I'm saying that Amazon can if it wants to.  Amazon spent years not really making a profit at all, only actually showing a consistent profit in the last couple of years.  And its retail operations to my knowledge contributed almost none of that profit, essentially breaking even while things like web services provided all the profit.  Even with it's "record profits", it's total margin was around 2.8%, which means it's retail margins were almost certainly much lower than that.  The good news is that there is only so much to be squeezed out of margins.  Even if Amazon cuts Whole Foods historical average of around ~3.5% margins in half to 1.75% margins, I'm not sure that's a game changer (and Whole Foods margins have already come down to under 3%, so if that's not a temporary blip, there's probably not much further to go). 

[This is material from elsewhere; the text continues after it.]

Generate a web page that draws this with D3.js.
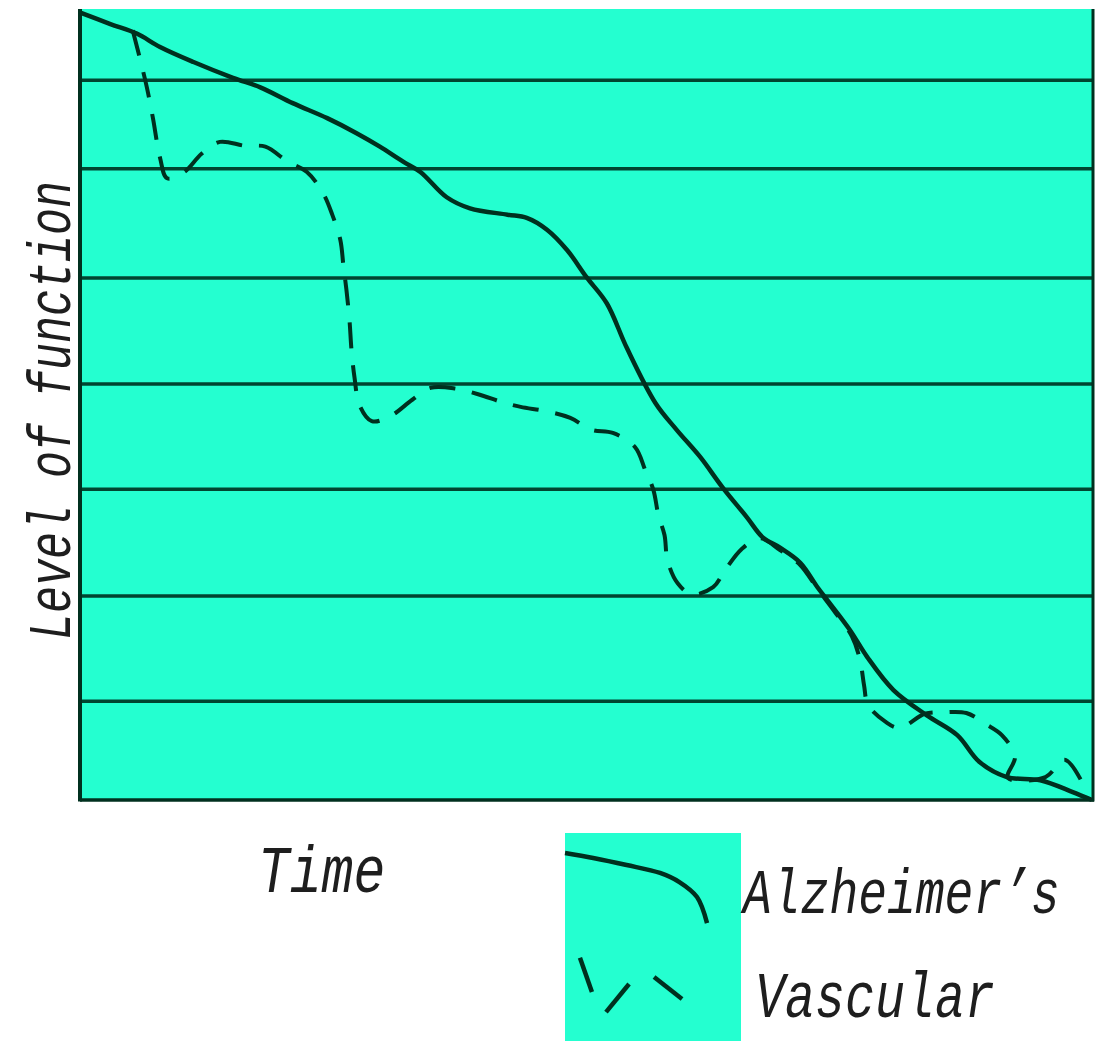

On the other hand, Amazon may treat it like Zappos and let it more or less continue to be Whole Foods with some minor tinkering from Amazon related to digital/delivery stuff.  Or it may turn it into a $13B lab where they focus more on building out and perfecting services (like delivery) than they do on profits.  Or they may turn it into a $13B loss leader that they use to get access to good real estate in affluent zipcodes to help buildout their business model for delivery of perishable goods. 

I have no clue what Amazon will do (my wild guess would be the first option, but that's not even an educated guess), but I can understand if people who own other grocery store stocks (or even work for other grocery stores) are panicking that it's the second option.